-- Begin --
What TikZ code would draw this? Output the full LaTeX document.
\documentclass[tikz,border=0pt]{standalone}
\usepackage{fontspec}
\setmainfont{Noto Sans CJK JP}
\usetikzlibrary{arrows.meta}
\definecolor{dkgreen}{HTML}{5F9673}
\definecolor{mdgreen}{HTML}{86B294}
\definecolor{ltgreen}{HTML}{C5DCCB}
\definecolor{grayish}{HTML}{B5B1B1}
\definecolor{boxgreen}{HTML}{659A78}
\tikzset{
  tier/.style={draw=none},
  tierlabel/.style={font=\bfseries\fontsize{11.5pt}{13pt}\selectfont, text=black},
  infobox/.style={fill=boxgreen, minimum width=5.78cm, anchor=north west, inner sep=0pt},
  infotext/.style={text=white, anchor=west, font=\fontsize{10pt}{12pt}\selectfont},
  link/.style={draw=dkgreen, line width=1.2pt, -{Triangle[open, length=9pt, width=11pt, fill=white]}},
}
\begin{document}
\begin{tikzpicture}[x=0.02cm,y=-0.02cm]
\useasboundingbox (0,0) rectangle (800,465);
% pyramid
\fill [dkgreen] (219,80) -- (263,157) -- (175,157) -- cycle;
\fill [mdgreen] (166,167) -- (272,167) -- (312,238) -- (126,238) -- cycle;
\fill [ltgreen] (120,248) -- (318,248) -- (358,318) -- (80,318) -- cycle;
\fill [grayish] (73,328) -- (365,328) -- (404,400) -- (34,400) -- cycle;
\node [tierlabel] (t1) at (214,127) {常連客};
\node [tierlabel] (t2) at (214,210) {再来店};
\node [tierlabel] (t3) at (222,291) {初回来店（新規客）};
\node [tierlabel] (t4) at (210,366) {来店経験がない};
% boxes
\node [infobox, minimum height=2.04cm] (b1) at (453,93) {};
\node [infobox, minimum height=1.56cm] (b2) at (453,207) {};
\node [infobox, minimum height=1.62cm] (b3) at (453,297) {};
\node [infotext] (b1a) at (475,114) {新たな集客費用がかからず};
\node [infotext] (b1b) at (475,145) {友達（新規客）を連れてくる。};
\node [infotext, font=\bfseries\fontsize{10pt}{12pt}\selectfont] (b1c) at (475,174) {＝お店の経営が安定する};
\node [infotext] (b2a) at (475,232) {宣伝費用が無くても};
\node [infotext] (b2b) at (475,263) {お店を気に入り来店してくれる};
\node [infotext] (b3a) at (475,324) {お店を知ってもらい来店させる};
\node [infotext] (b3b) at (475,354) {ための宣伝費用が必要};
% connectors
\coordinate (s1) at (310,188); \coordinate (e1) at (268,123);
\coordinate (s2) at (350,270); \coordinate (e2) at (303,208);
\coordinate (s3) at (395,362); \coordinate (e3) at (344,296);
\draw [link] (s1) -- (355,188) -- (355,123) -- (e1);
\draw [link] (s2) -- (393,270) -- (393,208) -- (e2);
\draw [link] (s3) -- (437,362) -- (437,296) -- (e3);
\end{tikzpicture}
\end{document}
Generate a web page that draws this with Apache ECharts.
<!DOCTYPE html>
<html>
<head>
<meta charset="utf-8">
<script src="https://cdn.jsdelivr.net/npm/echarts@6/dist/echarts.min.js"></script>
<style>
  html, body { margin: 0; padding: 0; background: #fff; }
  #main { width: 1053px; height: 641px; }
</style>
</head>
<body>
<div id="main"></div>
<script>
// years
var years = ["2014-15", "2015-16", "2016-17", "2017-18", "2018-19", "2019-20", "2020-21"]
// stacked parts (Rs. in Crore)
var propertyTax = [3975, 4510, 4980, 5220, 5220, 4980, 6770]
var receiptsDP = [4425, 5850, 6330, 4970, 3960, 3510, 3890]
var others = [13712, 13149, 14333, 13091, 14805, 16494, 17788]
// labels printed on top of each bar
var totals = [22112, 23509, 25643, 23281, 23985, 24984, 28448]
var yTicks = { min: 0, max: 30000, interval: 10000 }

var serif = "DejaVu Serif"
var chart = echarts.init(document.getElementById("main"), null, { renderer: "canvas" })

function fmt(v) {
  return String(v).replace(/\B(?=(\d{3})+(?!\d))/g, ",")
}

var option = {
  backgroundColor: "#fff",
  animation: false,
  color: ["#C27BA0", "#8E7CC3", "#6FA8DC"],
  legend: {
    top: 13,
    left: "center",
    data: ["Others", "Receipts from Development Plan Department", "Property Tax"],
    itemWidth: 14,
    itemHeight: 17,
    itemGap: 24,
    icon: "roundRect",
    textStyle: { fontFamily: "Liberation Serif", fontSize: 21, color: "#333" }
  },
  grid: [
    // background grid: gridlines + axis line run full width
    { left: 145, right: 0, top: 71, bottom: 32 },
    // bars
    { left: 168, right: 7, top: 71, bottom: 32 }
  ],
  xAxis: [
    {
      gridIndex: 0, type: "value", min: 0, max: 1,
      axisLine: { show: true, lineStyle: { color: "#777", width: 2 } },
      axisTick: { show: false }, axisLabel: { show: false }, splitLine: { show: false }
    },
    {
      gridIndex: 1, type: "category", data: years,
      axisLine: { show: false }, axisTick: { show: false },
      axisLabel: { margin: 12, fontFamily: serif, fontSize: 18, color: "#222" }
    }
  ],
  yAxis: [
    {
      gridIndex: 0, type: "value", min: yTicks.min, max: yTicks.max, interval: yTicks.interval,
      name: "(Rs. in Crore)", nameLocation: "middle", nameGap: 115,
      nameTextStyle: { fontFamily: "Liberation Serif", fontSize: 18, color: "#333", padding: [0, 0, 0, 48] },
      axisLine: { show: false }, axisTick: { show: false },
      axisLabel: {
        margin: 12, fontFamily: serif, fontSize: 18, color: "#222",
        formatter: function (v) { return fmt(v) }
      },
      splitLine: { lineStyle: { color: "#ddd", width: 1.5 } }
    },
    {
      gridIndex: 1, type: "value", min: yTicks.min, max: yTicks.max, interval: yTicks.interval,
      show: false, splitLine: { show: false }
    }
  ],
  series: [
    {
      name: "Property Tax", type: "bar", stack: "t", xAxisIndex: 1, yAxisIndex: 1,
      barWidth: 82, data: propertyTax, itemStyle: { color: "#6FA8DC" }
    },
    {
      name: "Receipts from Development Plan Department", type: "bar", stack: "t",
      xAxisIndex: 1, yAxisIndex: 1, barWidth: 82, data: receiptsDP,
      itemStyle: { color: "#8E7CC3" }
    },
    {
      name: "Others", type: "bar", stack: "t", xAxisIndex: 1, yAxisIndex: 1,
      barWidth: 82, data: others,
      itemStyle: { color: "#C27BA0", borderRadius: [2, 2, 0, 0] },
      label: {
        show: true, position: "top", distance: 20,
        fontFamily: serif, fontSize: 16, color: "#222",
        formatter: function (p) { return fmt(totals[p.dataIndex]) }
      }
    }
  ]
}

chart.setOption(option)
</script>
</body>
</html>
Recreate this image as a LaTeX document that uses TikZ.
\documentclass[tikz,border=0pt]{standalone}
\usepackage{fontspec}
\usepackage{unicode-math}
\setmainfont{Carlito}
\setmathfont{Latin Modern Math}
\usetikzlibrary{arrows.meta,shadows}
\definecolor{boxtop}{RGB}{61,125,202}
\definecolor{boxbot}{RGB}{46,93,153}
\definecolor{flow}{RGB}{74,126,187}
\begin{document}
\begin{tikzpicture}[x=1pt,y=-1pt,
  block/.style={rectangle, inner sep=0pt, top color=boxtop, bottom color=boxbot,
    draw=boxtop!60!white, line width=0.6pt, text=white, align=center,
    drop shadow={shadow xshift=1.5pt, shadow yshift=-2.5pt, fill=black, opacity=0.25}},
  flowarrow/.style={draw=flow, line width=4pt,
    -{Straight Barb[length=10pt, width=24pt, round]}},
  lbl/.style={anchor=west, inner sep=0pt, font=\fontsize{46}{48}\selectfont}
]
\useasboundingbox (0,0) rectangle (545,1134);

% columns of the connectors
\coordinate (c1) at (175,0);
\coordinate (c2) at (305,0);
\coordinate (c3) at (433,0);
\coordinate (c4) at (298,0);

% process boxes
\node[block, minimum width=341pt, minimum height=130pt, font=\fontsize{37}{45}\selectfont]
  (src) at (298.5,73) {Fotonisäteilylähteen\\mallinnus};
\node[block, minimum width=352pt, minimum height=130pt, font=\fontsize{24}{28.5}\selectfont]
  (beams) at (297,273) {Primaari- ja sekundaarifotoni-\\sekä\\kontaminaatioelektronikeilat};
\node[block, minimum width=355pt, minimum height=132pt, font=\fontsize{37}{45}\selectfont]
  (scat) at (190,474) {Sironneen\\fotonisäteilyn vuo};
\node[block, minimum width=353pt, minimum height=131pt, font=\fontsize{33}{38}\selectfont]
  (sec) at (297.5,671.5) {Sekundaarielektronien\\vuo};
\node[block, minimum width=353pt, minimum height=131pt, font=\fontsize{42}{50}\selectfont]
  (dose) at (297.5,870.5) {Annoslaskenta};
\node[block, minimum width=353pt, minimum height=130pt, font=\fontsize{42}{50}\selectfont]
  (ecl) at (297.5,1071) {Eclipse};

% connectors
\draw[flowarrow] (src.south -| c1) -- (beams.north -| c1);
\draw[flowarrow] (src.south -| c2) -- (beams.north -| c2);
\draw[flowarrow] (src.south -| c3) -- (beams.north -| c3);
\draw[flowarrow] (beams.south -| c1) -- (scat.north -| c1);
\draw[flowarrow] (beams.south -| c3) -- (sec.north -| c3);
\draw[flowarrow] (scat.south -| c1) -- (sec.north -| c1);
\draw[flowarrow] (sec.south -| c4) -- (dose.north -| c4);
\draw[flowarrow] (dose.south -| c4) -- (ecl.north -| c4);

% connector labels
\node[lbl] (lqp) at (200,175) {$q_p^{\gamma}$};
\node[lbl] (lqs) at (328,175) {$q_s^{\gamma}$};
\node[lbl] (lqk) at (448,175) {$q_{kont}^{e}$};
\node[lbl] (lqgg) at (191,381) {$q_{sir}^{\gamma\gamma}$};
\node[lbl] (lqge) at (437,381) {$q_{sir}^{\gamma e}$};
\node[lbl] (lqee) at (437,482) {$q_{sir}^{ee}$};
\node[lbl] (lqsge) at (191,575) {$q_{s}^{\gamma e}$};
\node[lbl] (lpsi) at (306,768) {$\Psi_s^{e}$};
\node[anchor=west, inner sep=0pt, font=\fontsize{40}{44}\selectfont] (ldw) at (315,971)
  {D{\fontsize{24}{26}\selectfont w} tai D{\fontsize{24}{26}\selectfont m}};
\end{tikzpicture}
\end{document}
-- End --
From the line containing "Recreate this image" down to the line containing "(c4) at (298,0);" in the material above, reproduce every line exactly, including the two end lines.

Expected output:
Recreate this image as a LaTeX document that uses TikZ.
\documentclass[tikz,border=0pt]{standalone}
\usepackage{fontspec}
\usepackage{unicode-math}
\setmainfont{Carlito}
\setmathfont{Latin Modern Math}
\usetikzlibrary{arrows.meta,shadows}
\definecolor{boxtop}{RGB}{61,125,202}
\definecolor{boxbot}{RGB}{46,93,153}
\definecolor{flow}{RGB}{74,126,187}
\begin{document}
\begin{tikzpicture}[x=1pt,y=-1pt,
  block/.style={rectangle, inner sep=0pt, top color=boxtop, bottom color=boxbot,
    draw=boxtop!60!white, line width=0.6pt, text=white, align=center,
    drop shadow={shadow xshift=1.5pt, shadow yshift=-2.5pt, fill=black, opacity=0.25}},
  flowarrow/.style={draw=flow, line width=4pt,
    -{Straight Barb[length=10pt, width=24pt, round]}},
  lbl/.style={anchor=west, inner sep=0pt, font=\fontsize{46}{48}\selectfont}
]
\useasboundingbox (0,0) rectangle (545,1134);

% columns of the connectors
\coordinate (c1) at (175,0);
\coordinate (c2) at (305,0);
\coordinate (c3) at (433,0);
\coordinate (c4) at (298,0);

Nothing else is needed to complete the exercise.